4. Making Diana Ross Hair. Because that's what you wanted on your sweater, right? To add a circle around your dot, pull roving as in step one, lay onto sweater and start punching.
5. Punching, Punching, Punching. It's like Fight Club but without Brad Pitt. Sorry.
6. Shaping the Roving. I love that you can shape the direction of the roving just by angling the punching tool and moving the roving. Here I am completing my circle by overlapping the roving.
This photo and the one below should give you an idea how much the roving shrinks as you punch it. I formed the roving into a leaf shape...
...and used my needle to do the rest of the shaping. I added a very thin strip of dark green for the vein in the leaf. Again, for those small details, watch those digits!
Here's a view of the back of my sweater. I flipped over the Anthro sweater to see if theirs was as fuzzy and it wasn't. I'm not sure if that means they trimmed the back or if they just didn't punch as hard as me.
And here's a view of my dining room table. Which has now become Needle Felting Central. Sorry, hubs.
Again, I blame the ridonkulousness of this pose on my showing off my felt-y elbows. sweater: cashmere with Target tags, thrifted; wood paneled skirt: old, Target; tights: geez, Target!; boots: Frye found second hand
I gotta tell you, this needle felting business is addictive.
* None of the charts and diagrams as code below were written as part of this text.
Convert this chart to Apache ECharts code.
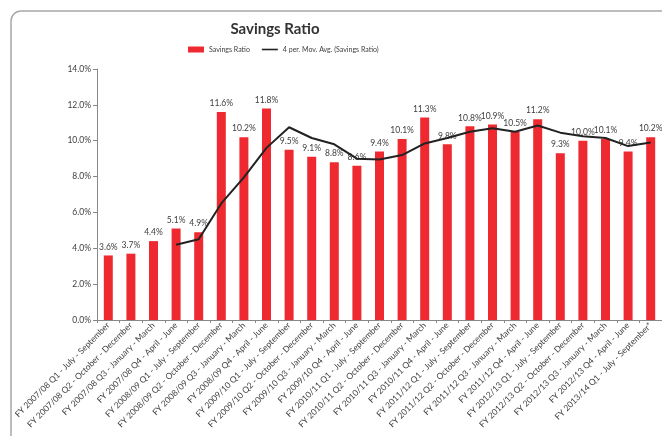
<!DOCTYPE html>
<html>
<head>
<meta charset="utf-8">
<script src="https://cdn.jsdelivr.net/npm/echarts@6/dist/echarts.min.js"></script>
<style>
  html, body { margin: 0; padding: 0; background: #fff; }
  #chart { width: 662px; height: 436px; }
</style>
</head>
<body>
<div id="chart"></div>
<script>
var categories = [
  'FY 2007/08 Q1 - July - September', 'FY 2007/08 Q2 - October - December',
  'FY 2007/08 Q3 - January - March', 'FY 2007/08 Q4 - April - June',
  'FY 2008/09 Q1 - July - September', 'FY 2008/09 Q2 - October - December',
  'FY 2008/09 Q3 - January - March', 'FY 2008/09 Q4 - April - June',
  'FY 2009/10 Q1 - July - September', 'FY 2009/10 Q2 - October - December',
  'FY 2009/10 Q3 - January - March', 'FY 2009/10 Q4 - April - June',
  'FY 2010/11 Q1 - July - September', 'FY 2010/11 Q2 - October - December',
  'FY 2010/11 Q3 - January - March', 'FY 2010/11 Q4 - April - June',
  'FY 2011/12 Q1 - July - September', 'FY 2011/12 Q2 - October - December',
  'FY 2011/12 Q3 - January - March', 'FY 2011/12 Q4 - April - June',
  'FY 2012/13 Q1 - July - September', 'FY 2012/13 Q2 - October - December',
  'FY 2012/13 Q3 - January - March', 'FY 2012/13 Q4 - April - June',
  'FY 2013/14 Q1 - July - September*'
];
var savingsRatio = [3.6, 3.7, 4.4, 5.1, 4.9, 11.6, 10.2, 11.8, 9.5, 9.1, 8.8, 8.6, 9.4,
  10.1, 11.3, 9.8, 10.8, 10.9, 10.5, 11.2, 9.3, 10.0, 10.1, 9.4, 10.2];
// moving average line (starts at 4th quarter)
var movAvg = [null, null, null, 4.2, 4.5, 6.5, 7.95, 9.6, 10.75, 10.15, 9.8, 9.0, 8.95,
  9.2, 9.85, 10.15, 10.5, 10.7, 10.5, 10.85, 10.45, 10.25, 10.15, 9.7, 9.9];

var myChart = echarts.init(document.getElementById('chart'));
var txt = '#404040';
var font = 'Lato, "Open Sans", sans-serif';

var option = {
  animation: false,
  textStyle: { fontFamily: font },
  graphic: [{
    type: 'rect',
    shape: { x: 11, y: 11, width: 680, height: 440, r: 10 },
    style: { fill: 'none', stroke: '#a8a8a8', lineWidth: 1.5 },
    z: -1
  }],
  title: {
    text: 'Savings Ratio',
    left: 270, top: 17,
    textAlign: 'center',
    textStyle: { fontSize: 15, fontWeight: 'bold', color: '#333', fontFamily: font }
  },
  legend: {
    top: 41, left: 183,
    itemGap: 12,
    itemWidth: 16, itemHeight: 6,
    textStyle: { fontSize: 7, color: txt },
    data: [
      { name: 'Savings Ratio', icon: 'rect' },
      { name: '4 per. Mov. Avg. (Savings Ratio)', icon: 'path://M0,4L20,4L20,6L0,6Z' }
    ]
  },
  grid: { left: 97, right: -3, top: 69, bottom: 116 },
  xAxis: {
    type: 'category',
    data: categories,
    axisLine: { lineStyle: { color: '#888' } },
    axisTick: { show: true, alignWithLabel: false, length: 3, lineStyle: { color: '#888' } },
    axisLabel: { rotate: 45, interval: 0, fontSize: 8.5, color: txt, margin: 4 }
  },
  yAxis: {
    type: 'value',
    min: 0, max: 14, interval: 2,
    axisLine: { show: true, lineStyle: { color: '#888' } },
    axisTick: { show: true, length: 4, lineStyle: { color: '#888' } },
    splitLine: { show: false },
    axisLabel: { fontSize: 8.5, color: txt, margin: 6,
      formatter: function (v) { return v.toFixed(1) + '%'; } }
  },
  series: [{
    name: 'Savings Ratio',
    type: 'bar',
    data: savingsRatio,
    barWidth: 9,
    itemStyle: { color: '#ee2a30' },
    label: { show: true, position: 'top', distance: 4, fontSize: 8.5, color: txt,
      formatter: function (p) { return p.value.toFixed(1) + '%'; } }
  }, {
    name: '4 per. Mov. Avg. (Savings Ratio)',
    type: 'line',
    data: movAvg,
    symbol: 'none',
    itemStyle: { color: '#222' },
    lineStyle: { color: '#222', width: 2 }
  }]
};

myChart.setOption(option);
</script>
</body>
</html>
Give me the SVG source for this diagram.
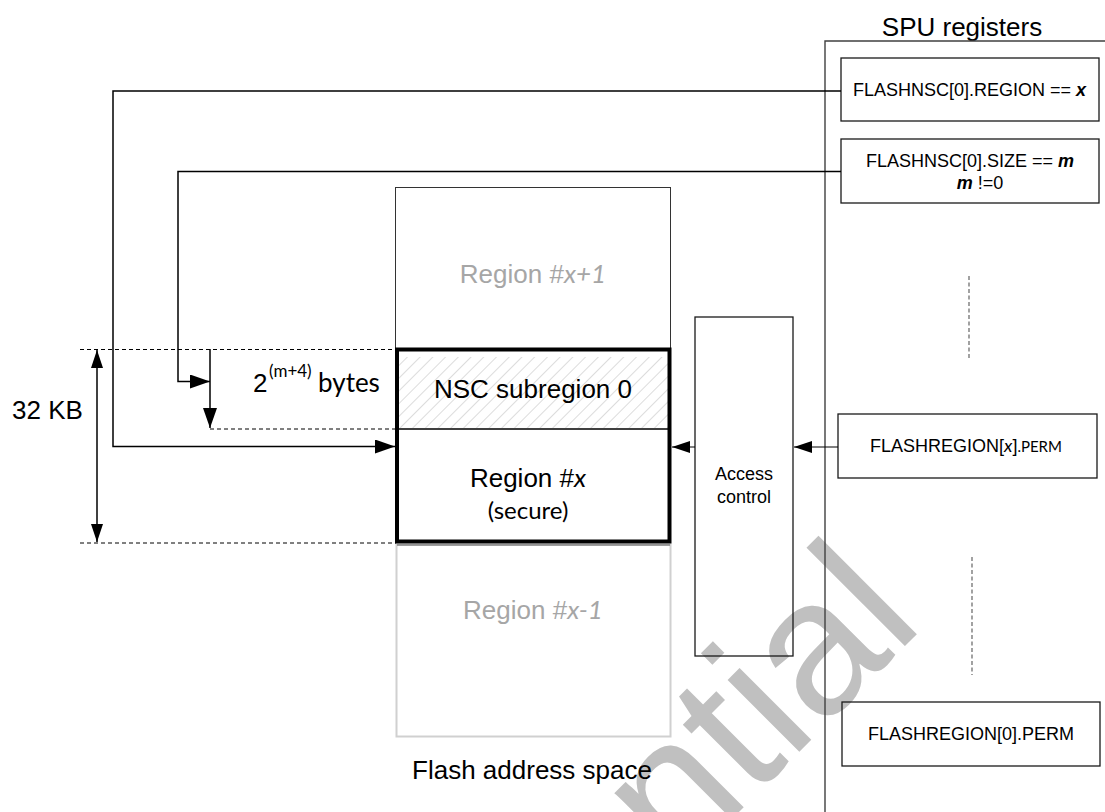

I started on this one morning and didn't stop until well after noon. I was so excited when I was finished, I showed it off to hubs and the following transaction went down (you know, I just can't have a single post without a lil bit of dialog):

Me (complete with bedhead and pyjamas at 3pm): Look! I finished my sweater! (realizing I'm still with bedhead and pyjamas) And I'm still in my pj's! And it's after 3!

Hubs: Yep. Just what I'd always hoped married life would be like.

Yeah, well, as I always like to tell him, you're stuck with me now, mister! 

I do hope this here post has inspired you to do some punching of your own. Of the needle felting variety, that is. Happy Punching!